* _Problem details_
Transcribe all of the material exactly, except for its pictures.
————
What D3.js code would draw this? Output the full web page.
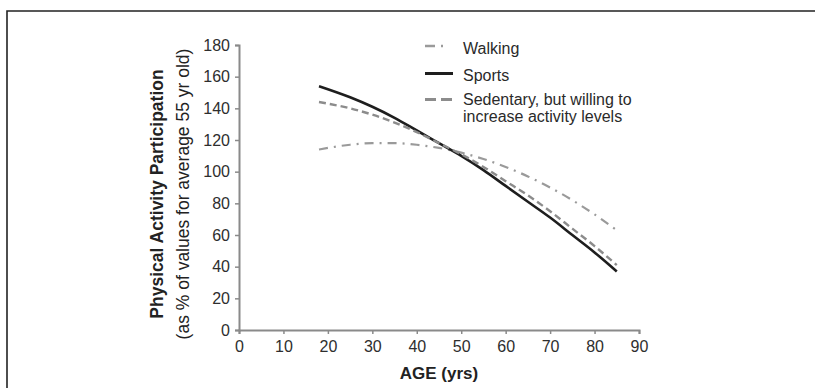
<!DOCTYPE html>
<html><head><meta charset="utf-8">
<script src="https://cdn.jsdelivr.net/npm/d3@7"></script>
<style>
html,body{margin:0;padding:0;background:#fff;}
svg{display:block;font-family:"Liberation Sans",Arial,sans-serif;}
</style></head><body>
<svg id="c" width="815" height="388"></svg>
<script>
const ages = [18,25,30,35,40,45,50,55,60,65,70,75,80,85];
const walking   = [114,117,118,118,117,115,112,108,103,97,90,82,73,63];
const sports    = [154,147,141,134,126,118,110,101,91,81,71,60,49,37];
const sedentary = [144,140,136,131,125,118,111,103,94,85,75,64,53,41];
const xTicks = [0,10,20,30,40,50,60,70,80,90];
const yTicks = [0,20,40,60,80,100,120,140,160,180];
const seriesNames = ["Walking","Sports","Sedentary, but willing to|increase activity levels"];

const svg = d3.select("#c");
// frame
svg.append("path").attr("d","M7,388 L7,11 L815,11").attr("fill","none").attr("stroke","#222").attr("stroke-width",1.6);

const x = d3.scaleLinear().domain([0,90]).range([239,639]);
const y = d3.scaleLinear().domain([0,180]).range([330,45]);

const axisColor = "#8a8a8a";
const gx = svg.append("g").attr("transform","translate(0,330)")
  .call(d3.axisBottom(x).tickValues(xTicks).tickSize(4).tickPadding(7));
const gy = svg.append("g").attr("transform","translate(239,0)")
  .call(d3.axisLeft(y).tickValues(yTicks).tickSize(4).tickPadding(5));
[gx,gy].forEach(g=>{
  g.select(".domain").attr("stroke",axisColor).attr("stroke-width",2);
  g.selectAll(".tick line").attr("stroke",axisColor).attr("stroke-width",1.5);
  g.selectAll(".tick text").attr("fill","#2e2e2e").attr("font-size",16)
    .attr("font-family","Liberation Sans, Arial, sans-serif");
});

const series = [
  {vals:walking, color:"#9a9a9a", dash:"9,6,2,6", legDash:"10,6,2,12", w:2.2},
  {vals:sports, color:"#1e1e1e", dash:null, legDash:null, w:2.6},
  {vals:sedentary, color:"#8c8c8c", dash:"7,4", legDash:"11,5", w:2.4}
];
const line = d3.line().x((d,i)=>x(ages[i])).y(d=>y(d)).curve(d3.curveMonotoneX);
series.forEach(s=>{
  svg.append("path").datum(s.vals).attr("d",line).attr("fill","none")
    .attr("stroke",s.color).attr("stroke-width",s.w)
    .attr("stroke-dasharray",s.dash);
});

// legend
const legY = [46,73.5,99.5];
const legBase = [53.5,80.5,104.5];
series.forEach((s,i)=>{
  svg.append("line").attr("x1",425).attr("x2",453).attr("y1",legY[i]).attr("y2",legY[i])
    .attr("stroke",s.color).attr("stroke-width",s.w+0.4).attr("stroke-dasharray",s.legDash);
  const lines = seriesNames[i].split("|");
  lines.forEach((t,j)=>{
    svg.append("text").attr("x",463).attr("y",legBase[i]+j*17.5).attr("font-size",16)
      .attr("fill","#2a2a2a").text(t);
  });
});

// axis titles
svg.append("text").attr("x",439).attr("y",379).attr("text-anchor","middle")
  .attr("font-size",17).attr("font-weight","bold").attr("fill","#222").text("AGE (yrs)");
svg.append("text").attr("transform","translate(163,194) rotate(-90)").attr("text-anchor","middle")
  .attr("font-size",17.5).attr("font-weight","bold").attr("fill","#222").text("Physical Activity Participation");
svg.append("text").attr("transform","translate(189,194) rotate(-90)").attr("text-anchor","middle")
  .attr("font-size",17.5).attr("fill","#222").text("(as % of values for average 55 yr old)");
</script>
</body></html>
————
* _Solution to this task_
What D3.js code would draw this? Output the full web page.
<!DOCTYPE html>
<html><head><meta charset="utf-8">
<script src="https://cdn.jsdelivr.net/npm/d3@7"></script>
<style>
html,body{margin:0;padding:0;background:#fff;}
svg{display:block;font-family:"Liberation Sans",Arial,sans-serif;}
</style></head><body>
<svg id="c" width="815" height="388"></svg>
<script>
const ages = [18,25,30,35,40,45,50,55,60,65,70,75,80,85];
const walking   = [114,117,118,118,117,115,112,108,103,97,90,82,73,63];
const sports    = [154,147,141,134,126,118,110,101,91,81,71,60,49,37];
const sedentary = [144,140,136,131,125,118,111,103,94,85,75,64,53,41];
const xTicks = [0,10,20,30,40,50,60,70,80,90];
const yTicks = [0,20,40,60,80,100,120,140,160,180];
const seriesNames = ["Walking","Sports","Sedentary, but willing to|increase activity levels"];

const svg = d3.select("#c");
// frame
svg.append("path").attr("d","M7,388 L7,11 L815,11").attr("fill","none").attr("stroke","#222").attr("stroke-width",1.6);

const x = d3.scaleLinear().domain([0,90]).range([239,639]);
const y = d3.scaleLinear().domain([0,180]).range([330,45]);

const axisColor = "#8a8a8a";
const gx = svg.append("g").attr("transform","translate(0,330)")
  .call(d3.axisBottom(x).tickValues(xTicks).tickSize(4).tickPadding(7));
const gy = svg.append("g").attr("transform","translate(239,0)")
  .call(d3.axisLeft(y).tickValues(yTicks).tickSize(4).tickPadding(5));
[gx,gy].forEach(g=>{
  g.select(".domain").attr("stroke",axisColor).attr("stroke-width",2);
  g.selectAll(".tick line").attr("stroke",axisColor).attr("stroke-width",1.5);
  g.selectAll(".tick text").attr("fill","#2e2e2e").attr("font-size",16)
    .attr("font-family","Liberation Sans, Arial, sans-serif");
});

const series = [
  {vals:walking, color:"#9a9a9a", dash:"9,6,2,6", legDash:"10,6,2,12", w:2.2},
  {vals:sports, color:"#1e1e1e", dash:null, legDash:null, w:2.6},
  {vals:sedentary, color:"#8c8c8c", dash:"7,4", legDash:"11,5", w:2.4}
];
const line = d3.line().x((d,i)=>x(ages[i])).y(d=>y(d)).curve(d3.curveMonotoneX);
series.forEach(s=>{
  svg.append("path").datum(s.vals).attr("d",line).attr("fill","none")
    .attr("stroke",s.color).attr("stroke-width",s.w)
    .attr("stroke-dasharray",s.dash);
});

// legend
const legY = [46,73.5,99.5];
const legBase = [53.5,80.5,104.5];
series.forEach((s,i)=>{
  svg.append("line").attr("x1",425).attr("x2",453).attr("y1",legY[i]).attr("y2",legY[i])
    .attr("stroke",s.color).attr("stroke-width",s.w+0.4).attr("stroke-dasharray",s.legDash);
  const lines = seriesNames[i].split("|");
  lines.forEach((t,j)=>{
    svg.append("text").attr("x",463).attr("y",legBase[i]+j*17.5).attr("font-size",16)
      .attr("fill","#2a2a2a").text(t);
  });
});

// axis titles
svg.append("text").attr("x",439).attr("y",379).attr("text-anchor","middle")
  .attr("font-size",17).attr("font-weight","bold").attr("fill","#222").text("AGE (yrs)");
svg.append("text").attr("transform","translate(163,194) rotate(-90)").attr("text-anchor","middle")
  .attr("font-size",17.5).attr("font-weight","bold").attr("fill","#222").text("Physical Activity Participation");
svg.append("text").attr("transform","translate(189,194) rotate(-90)").attr("text-anchor","middle")
  .attr("font-size",17.5).attr("fill","#222").text("(as % of values for average 55 yr old)");
</script>
</body></html>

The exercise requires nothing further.